NLME models were constructed for our naturalistic sample receiving clinical TMS using Eq. 1. Model parameters were treated as random effects at the patient level and as fixed effects at the group level. A model treating all parameters (A, B, and C) as random effects was compared to the simpler model fitting only parameters A and C as random effects. The simpler model provided an equivalent fit as assessed by the likelihood ratio test (LRT) and lower Akaike information criterion (AIC) and Bayesian information criterion (BIC) values, and this simpler model was chosen. This NLME model was compared to a corresponding linear mixed-effect (LME) model in which slope and intercept were treated as random effects at the patient level using the AIC, BIC, and LRT. The predictive utility of this model was assessed using leave-one-out cross-validation (LOOCV), estimating the time constant (B) on a subset of the sample and using this estimate to calculate predicted treatment outcomes (C) for the left-out individual based on symptom rating scores at baseline and after five or ten TMS sessions.
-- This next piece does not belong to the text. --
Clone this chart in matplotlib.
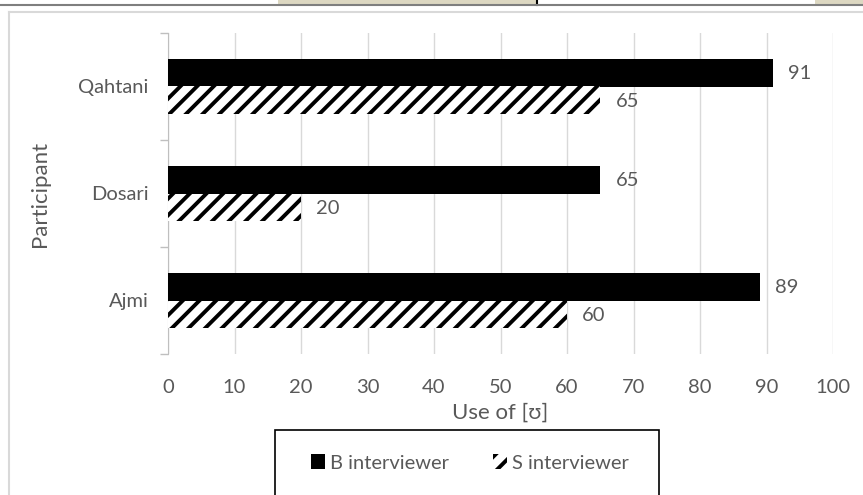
import matplotlib
matplotlib.use("Agg")
import matplotlib.pyplot as plt
from matplotlib.patches import Rectangle
from matplotlib.lines import Line2D

plt.rcParams['font.family'] = ['Lato', 'DejaVu Sans']
plt.rcParams['hatch.linewidth'] = 2.8
plt.rcParams['hatch.color'] = 'black'

participants = ['Ajmi', 'Dosari', 'Qahtani']
b_interviewer = [89, 65, 91]
s_interviewer = [60, 20, 65]
series_names = ['B interviewer', 'S interviewer']
x_ticks = [0, 10, 20, 30, 40, 50, 60, 70, 80, 90, 100]

W, H = 863, 495
fig = plt.figure(figsize=(W / 100, H / 100), dpi=100)
TXT = '#595959'
GRID = '#d9d9d9'
FS = 14.5

# decorative page elements
fig.add_artist(Rectangle((278 / W, 1 - 5 / H), (537 - 278) / W, 5 / H,
                         transform=fig.transFigure, facecolor='#ddd8c2', edgecolor='none'))
fig.add_artist(Rectangle((815 / W, 1 - 5 / H), (863 - 815) / W, 5 / H,
                         transform=fig.transFigure, facecolor='#ddd8c2', edgecolor='none'))
fig.add_artist(Line2D([537 / W, 537 / W], [1, 1 - 5 / H], transform=fig.transFigure,
                      color='black', lw=1.5))
fig.add_artist(Line2D([0, 1], [1 - 5 / H, 1 - 5 / H], transform=fig.transFigure,
                      color='#7f7f7f', lw=1.5))
fig.add_artist(Line2D([9 / W, 9 / W], [0, 1 - 12 / H], transform=fig.transFigure,
                      color='#d9d9d9', lw=1.5))
fig.add_artist(Line2D([9 / W, 1], [1 - 12 / H, 1 - 12 / H], transform=fig.transFigure,
                      color='#d9d9d9', lw=1.5))

ax = fig.add_axes([168 / W, (H - 354) / H, (833 - 168) / W, (354 - 33) / H])
y = list(range(len(participants)))
h = 0.26
bars_b = ax.barh([v + h / 2 for v in y], b_interviewer, height=h, color='black',
                 label=series_names[0], zorder=3)
bars_s = ax.barh([v - h / 2 for v in y], s_interviewer, height=h, color='white',
                 edgecolor='black', linewidth=0, hatch='//', label=series_names[1], zorder=3)

for bars, vals in ((bars_b, b_interviewer), (bars_s, s_interviewer)):
    for bar, v in zip(bars, vals):
        ax.annotate(str(v), (v, bar.get_y() + bar.get_height() / 2), xytext=(11, -1),
                    textcoords='offset points', va='center', ha='left', color=TXT, fontsize=FS)

ax.set_xlim(0, 100)
ax.set_ylim(-0.5, len(participants) - 0.5)
ax.set_xticks(x_ticks)
ax.set_xticklabels([str(t) for t in x_ticks], color=TXT, fontsize=FS)
ax.tick_params(axis='x', length=0, pad=18)
ax.xaxis.grid(True, color=GRID, lw=1, zorder=0)
ax.set_yticks([-0.5, 0.5, 1.5, 2.5])
ax.set_yticklabels([])
ax.set_yticks(y, minor=True)
ax.set_yticklabels(participants, minor=True, color=TXT, fontsize=FS)
ax.tick_params(axis='y', which='major', length=6, color='#bfbfbf', width=1)
ax.tick_params(axis='y', which='minor', length=0, pad=14)
for s in ['top', 'right', 'bottom']:
    ax.spines[s].set_visible(False)
ax.spines['left'].set_color('#bfbfbf')
ax.set_xlabel('Use of [ʊ]', color=TXT, fontsize=16, labelpad=5)
ax.set_ylabel('Participant', color=TXT, fontsize=16, labelpad=20)

# legend box
fig.add_artist(Rectangle((275 / W, -0.01), (659 - 275) / W, (H - 430) / H + 0.01,
                         transform=fig.transFigure, facecolor='white', edgecolor='black', lw=1.2))
fig.legend(handles=[bars_b, bars_s], labels=series_names, ncol=2, frameon=False,
           loc='center', bbox_to_anchor=(470 / W, 1 - 463 / H), fontsize=FS,
           labelcolor=TXT, handlelength=0.7, handleheight=0.7, handletextpad=0.25,
           columnspacing=2.2)

fig.savefig('out.png', dpi=100)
Similar NLME models were constructed using the exponential decay function in Eq. 1 for three published group-level studies comparing various TMS protocols [9,26,27] with parameters A and C treated as random effects at the treatment group level. As above, these simpler models provided equivalent fits when compared to models using all parameters as random effects. These NLME models were subsequently compared to corresponding LME models in which the slope and intercept were treated as random effects at the group level using AIC, BIC, and LRT.
The exponential decay model was also fit at the group level using nonlinear least squares for each treatment group in the above studies [9,26,27] as well as the unblinded trial of accelerated, high-dose TBS . Corresponding linear models were compared to nonlinear exponential decay models using AIC and BIC.
Finally, a NLME model was constructed using the exponential decay function for the unique group-level symptom trajectories previously identified in 388 subjects receiving either left-sided 10 Hz TMS or left-sided TBS . Here, a model incorporating all parameters (A, B, C) as random effects yielded significant LRT and lower AIC and BIC values compared with a simpler NLME using only parameters A and C as random effects. This NLME model was then compared to a corresponding LME model in which slope and intercept were considered random effects at the group level using AIC, BIC, and LRT.
All mixed effect models were fit using maximum likelihood as implemented in the Nonlinear Mixed-Effects Models library in R .
This study was performed in accordance with the Declaration of Helsinki. The procedures for gathering and analyzing de-identified clinical data were approved as quality improvement by the VA Palo Alto/Stanford Institutional Review Board . Additional group-level analyses were based on publicly available data from previously published studies [7,9,10,26,27].